Exercise goal: Below this line is a listing that includes pictures. Copy exactly, and only, the lines from the one containing "Output the component" through the one containing "Bar, XAxis, YAxis"; the pictures do not go in the copy.

## begin Records supplied

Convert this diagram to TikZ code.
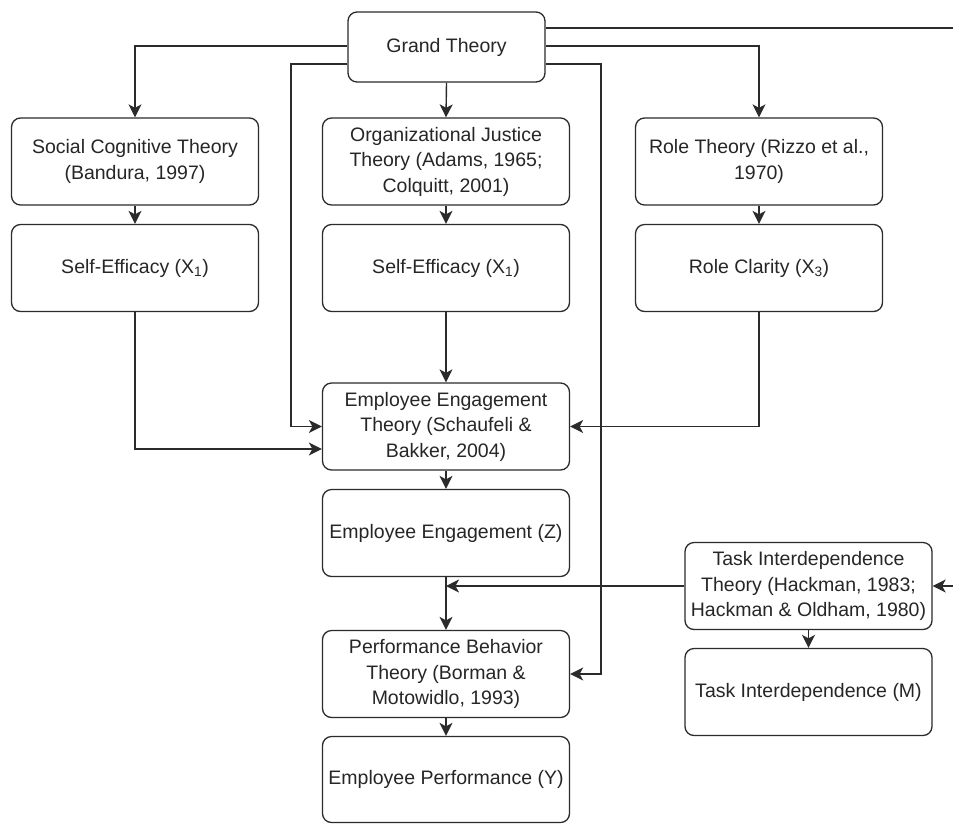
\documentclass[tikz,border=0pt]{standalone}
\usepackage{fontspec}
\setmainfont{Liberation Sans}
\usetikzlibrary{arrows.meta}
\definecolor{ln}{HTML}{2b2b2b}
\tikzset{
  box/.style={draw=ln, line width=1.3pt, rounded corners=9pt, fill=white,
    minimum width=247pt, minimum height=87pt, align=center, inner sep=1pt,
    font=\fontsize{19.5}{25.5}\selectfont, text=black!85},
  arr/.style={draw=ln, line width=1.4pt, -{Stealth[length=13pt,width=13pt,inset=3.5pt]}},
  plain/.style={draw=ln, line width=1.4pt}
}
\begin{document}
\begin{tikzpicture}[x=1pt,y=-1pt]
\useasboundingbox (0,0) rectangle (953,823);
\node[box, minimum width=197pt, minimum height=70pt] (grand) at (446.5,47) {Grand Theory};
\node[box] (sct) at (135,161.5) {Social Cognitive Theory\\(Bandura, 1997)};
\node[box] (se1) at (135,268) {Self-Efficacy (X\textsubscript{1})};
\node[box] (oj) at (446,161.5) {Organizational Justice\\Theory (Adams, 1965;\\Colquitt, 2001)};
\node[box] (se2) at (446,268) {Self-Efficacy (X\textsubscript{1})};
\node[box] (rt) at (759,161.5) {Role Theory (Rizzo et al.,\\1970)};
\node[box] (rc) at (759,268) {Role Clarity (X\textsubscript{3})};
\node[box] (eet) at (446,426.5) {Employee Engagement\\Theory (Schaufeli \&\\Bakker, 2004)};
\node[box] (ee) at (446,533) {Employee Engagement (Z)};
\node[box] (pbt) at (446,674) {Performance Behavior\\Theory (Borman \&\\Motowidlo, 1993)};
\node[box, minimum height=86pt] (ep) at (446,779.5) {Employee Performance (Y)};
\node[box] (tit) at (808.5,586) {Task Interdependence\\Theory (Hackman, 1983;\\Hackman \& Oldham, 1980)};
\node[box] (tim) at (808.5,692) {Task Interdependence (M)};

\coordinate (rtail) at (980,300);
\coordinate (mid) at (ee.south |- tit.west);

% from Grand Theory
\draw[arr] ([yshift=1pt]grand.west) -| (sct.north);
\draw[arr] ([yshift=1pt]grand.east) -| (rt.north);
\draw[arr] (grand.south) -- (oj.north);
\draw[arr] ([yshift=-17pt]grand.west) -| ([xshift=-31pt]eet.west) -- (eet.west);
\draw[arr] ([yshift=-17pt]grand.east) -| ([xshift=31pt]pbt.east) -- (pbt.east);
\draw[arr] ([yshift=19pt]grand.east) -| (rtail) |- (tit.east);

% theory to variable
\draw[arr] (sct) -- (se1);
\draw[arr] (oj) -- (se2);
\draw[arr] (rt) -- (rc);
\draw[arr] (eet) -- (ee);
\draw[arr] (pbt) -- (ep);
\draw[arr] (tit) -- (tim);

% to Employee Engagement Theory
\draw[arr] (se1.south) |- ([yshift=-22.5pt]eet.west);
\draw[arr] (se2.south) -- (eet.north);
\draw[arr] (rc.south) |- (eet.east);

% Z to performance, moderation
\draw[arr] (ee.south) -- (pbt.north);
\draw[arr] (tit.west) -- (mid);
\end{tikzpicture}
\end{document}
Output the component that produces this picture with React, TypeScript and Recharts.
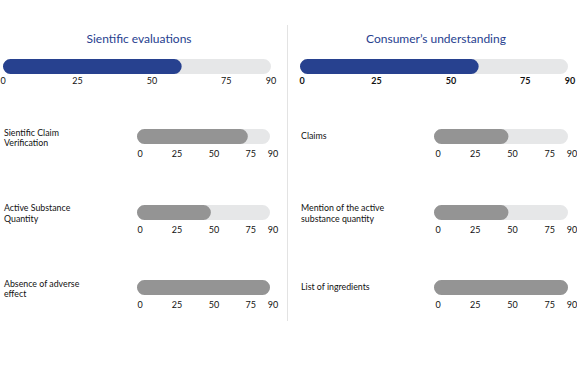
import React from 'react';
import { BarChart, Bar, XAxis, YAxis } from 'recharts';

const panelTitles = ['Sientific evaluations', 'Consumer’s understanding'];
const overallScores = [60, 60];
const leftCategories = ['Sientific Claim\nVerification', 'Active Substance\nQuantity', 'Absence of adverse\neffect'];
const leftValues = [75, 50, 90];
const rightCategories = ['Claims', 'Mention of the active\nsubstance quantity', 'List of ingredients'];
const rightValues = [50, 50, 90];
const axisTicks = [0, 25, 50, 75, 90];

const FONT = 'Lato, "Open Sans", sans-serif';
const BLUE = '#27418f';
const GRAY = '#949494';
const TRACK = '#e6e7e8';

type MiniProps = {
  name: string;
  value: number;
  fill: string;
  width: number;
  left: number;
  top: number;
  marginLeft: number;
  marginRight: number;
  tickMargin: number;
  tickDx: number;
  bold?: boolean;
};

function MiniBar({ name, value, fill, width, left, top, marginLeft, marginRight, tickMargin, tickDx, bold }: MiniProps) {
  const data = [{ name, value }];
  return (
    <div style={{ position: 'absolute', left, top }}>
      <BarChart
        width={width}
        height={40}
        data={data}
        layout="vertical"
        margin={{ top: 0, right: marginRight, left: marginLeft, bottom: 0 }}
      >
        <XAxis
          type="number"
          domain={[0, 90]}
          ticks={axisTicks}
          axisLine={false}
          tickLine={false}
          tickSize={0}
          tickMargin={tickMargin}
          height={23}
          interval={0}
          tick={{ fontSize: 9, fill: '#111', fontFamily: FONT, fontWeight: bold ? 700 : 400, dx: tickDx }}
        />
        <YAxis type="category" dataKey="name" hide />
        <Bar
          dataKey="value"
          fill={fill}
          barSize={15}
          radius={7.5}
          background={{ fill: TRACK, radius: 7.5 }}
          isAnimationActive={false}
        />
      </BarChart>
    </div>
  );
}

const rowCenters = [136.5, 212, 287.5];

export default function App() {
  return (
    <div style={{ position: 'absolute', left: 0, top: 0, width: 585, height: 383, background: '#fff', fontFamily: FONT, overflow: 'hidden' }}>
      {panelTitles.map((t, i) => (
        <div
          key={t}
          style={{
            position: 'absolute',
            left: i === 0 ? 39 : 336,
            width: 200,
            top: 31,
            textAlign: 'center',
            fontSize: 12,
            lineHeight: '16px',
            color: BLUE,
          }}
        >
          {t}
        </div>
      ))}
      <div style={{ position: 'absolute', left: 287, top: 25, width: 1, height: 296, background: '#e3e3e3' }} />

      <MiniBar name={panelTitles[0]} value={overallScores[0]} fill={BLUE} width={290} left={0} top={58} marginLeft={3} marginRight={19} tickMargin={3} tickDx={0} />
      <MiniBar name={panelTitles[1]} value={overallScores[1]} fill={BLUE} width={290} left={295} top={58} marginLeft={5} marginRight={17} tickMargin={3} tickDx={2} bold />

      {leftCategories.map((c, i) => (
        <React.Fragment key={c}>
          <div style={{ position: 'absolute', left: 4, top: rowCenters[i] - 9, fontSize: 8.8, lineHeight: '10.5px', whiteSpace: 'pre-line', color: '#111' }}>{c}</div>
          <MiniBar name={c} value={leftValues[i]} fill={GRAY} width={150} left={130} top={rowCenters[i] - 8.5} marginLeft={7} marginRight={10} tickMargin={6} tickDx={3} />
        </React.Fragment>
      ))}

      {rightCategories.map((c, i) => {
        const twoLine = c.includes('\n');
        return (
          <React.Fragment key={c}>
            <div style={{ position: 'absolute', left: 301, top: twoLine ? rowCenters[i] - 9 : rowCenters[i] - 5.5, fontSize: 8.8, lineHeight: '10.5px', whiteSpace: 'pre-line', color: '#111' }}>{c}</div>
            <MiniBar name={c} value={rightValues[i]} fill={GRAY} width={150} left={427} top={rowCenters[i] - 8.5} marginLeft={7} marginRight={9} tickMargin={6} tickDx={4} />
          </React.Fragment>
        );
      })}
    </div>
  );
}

## end Records supplied
## begin Records supplied

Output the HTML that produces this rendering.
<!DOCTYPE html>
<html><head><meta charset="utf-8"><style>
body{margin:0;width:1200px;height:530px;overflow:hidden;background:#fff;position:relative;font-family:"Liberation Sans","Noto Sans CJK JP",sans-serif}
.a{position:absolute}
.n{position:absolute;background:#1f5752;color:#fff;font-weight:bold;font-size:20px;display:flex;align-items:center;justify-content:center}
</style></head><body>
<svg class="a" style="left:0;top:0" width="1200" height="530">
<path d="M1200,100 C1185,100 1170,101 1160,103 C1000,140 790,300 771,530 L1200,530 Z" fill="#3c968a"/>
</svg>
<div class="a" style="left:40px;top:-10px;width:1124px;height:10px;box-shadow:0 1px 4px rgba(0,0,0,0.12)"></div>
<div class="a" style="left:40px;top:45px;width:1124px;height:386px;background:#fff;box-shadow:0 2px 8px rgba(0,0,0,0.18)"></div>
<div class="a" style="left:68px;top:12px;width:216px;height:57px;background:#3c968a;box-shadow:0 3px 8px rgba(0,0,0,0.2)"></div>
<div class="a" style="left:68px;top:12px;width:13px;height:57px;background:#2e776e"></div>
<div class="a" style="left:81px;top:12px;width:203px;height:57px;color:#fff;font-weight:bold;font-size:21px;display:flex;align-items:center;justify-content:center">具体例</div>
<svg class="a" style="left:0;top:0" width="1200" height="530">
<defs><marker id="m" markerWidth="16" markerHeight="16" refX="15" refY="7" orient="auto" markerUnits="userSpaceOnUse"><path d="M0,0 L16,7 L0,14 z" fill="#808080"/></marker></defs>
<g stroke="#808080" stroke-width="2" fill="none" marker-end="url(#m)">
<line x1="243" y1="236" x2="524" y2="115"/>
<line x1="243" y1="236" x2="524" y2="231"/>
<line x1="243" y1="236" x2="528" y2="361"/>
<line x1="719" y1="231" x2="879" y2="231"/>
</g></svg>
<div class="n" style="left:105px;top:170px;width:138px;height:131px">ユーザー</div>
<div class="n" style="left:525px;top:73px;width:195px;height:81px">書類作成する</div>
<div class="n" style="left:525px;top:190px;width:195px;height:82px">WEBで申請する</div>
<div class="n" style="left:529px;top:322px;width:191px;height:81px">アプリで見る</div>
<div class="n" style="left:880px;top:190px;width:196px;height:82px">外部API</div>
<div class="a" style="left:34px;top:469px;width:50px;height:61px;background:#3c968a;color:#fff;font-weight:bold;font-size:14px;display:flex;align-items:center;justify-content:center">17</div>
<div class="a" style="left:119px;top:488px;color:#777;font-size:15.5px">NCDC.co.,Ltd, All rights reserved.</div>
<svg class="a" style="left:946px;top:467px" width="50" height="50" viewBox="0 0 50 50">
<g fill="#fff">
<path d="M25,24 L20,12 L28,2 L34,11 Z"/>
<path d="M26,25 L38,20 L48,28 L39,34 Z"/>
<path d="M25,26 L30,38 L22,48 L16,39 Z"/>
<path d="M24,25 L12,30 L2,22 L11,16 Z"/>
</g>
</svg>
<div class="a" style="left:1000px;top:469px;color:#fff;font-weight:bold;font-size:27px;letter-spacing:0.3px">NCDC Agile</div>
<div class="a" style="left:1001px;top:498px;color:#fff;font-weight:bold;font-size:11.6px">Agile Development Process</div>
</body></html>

## end Records supplied

Response to the exercise:
Output the component that produces this picture with React, TypeScript and Recharts.
import React from 'react';
import { BarChart, Bar, XAxis, YAxis } from 'recharts';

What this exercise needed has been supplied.